HOLLANDA ANILARIM (15) PDF 
Perşembe, 31 Temmuz 2025 00:00

HOLLANDA ANILARIM (15)

(...dünden devam)

Üniversitemizde yapılan operasyondan sonra gücendiği anlaşılan Ahmet Ağırakça bir ara ilgilenmemeğe başlamıştı. Ama çok sürmedi. Zira ondan başka doğru dürüst iş yapacak kimse de yoktu. Rektör yardımcısı Marzuk, Amsterdam’da oturuyor, Haftada sadece bir gün geliyor. Onun Üniversitenin işleriyle ilgilenmesi mümkün değil. Dr.
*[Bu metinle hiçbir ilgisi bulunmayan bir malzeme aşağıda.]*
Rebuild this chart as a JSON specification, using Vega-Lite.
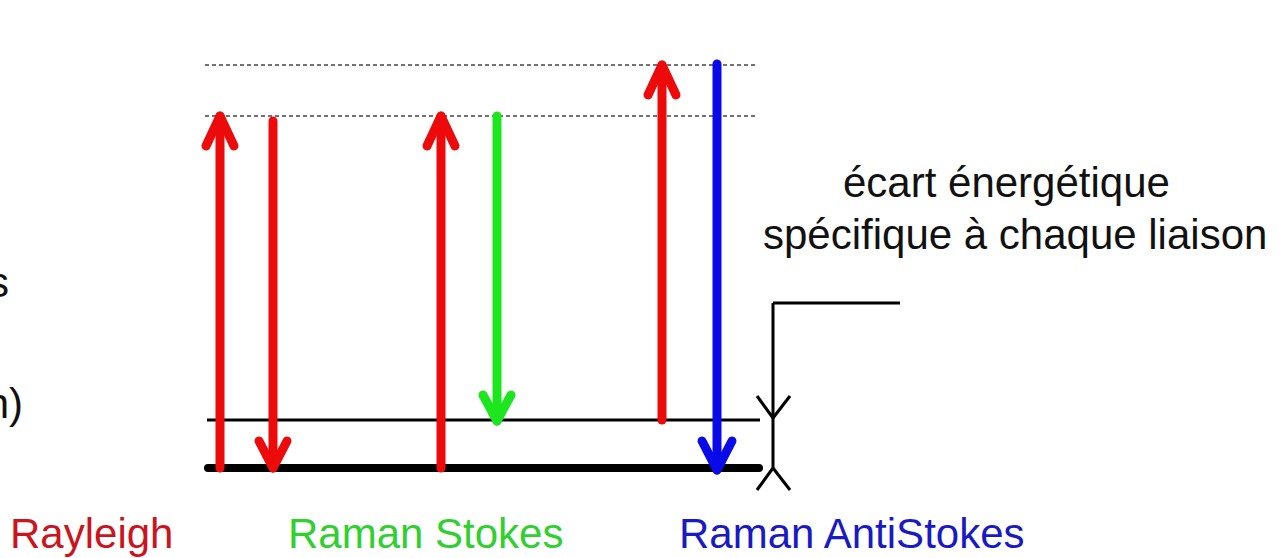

Nedim Bahçekapılı da devam ediyor ama, aslında o henüz doktorasını tamamlamamıştı. Doktorasını Kayseri Erciyes Üniversitesinde yapıyordu. Doktora tezini teslim etmiş, hattâ jüri üyeleri raporlarını da vermişler. Ancak bu arada yeni bir ders ihdas edilmiş: Eğitim Formasyonu dersi. İşte Nedim’in doktorasını tesliminden sonra ihdas edilmiş olan bu derse Nedim’in de devam etmesini ve geçer not almasını dersin hocası olan asker kökenli bir profesör şart koşmuş. Bu yüzden Nedim kardeşimiz, bir ay içinde birkaç defa Türkiye’ye gidip bu derse devam etti, döndü. Ancak her dönüşünde Nedim’i sakalsız görüyorduk. Bir hafta sonra tekrar sakallanıyordu. Anladık ki Nedim, Kayseri’deki inkılapçı hocanın hoşuna gitmesi için onun karşısına sakalını keserek çıkıyor, Hollanda’ya gelince de sakal salıyordu.

Nihayet doktora prosedürünü tamamladı ama jüri, tezinin bazı noktalarını düzeltmesi kararına varmış, Nedim hâlâ Doktor unvanını alma çabası içinde. İşte takriben bir aydan fazla süren bu gidiş geliş sırasında Üniversite ile pek ilgilenemedi. İşler yine Ağırakça’nın üstünde kalıyordu.

Rektör yardımcıları arasında yapılan iş bölümü sonucunda da Nedim’e malî işler, Marzuk’a halkla ilişkiler, Ahmet Ağırak­ça’ya da öğrenci işleri verilmiş. Kendi aralarında bunu yapmışlar.

Çaresizlik içinde olan Üniversiteye yardım toplamanın üç yolu var: 1) Bazı iş adamlarını ziyaret edip yardım istemek, 2) Cami’lerde konuşma yapıp yardım talebetmek, 3) Kitap satmak.

Bizim sunduğumuz üçüncü şıkkı denemediler. Birinci şıkkı da pek uygulamadılar. Ancak Nedim ile ben, Ramazan ayında birkaç dükkân dolaşmış, takriben üç bin gulden kadar toplamıştık. Kiminden iyi sonuç aldık, kiminden de pişmanlıkla döndük. Azeri bir lokantacıya uğradık. Adam bizi saygı ile karşıladı. Amacımızı söyledim, dedi ki:

– Hocam, ben beş yüz bin guldene bir ev aldım. O yüzden epey borcum var. Ama siz gelmişsiniz. Utanarak size ancak 500 gulden veriyorum. Sizin gibi bir insan benim iş yerime gelmiş, bu paranın bir değeri yok ama şimdilik imkânım bu kadar. Kusura bakmayın.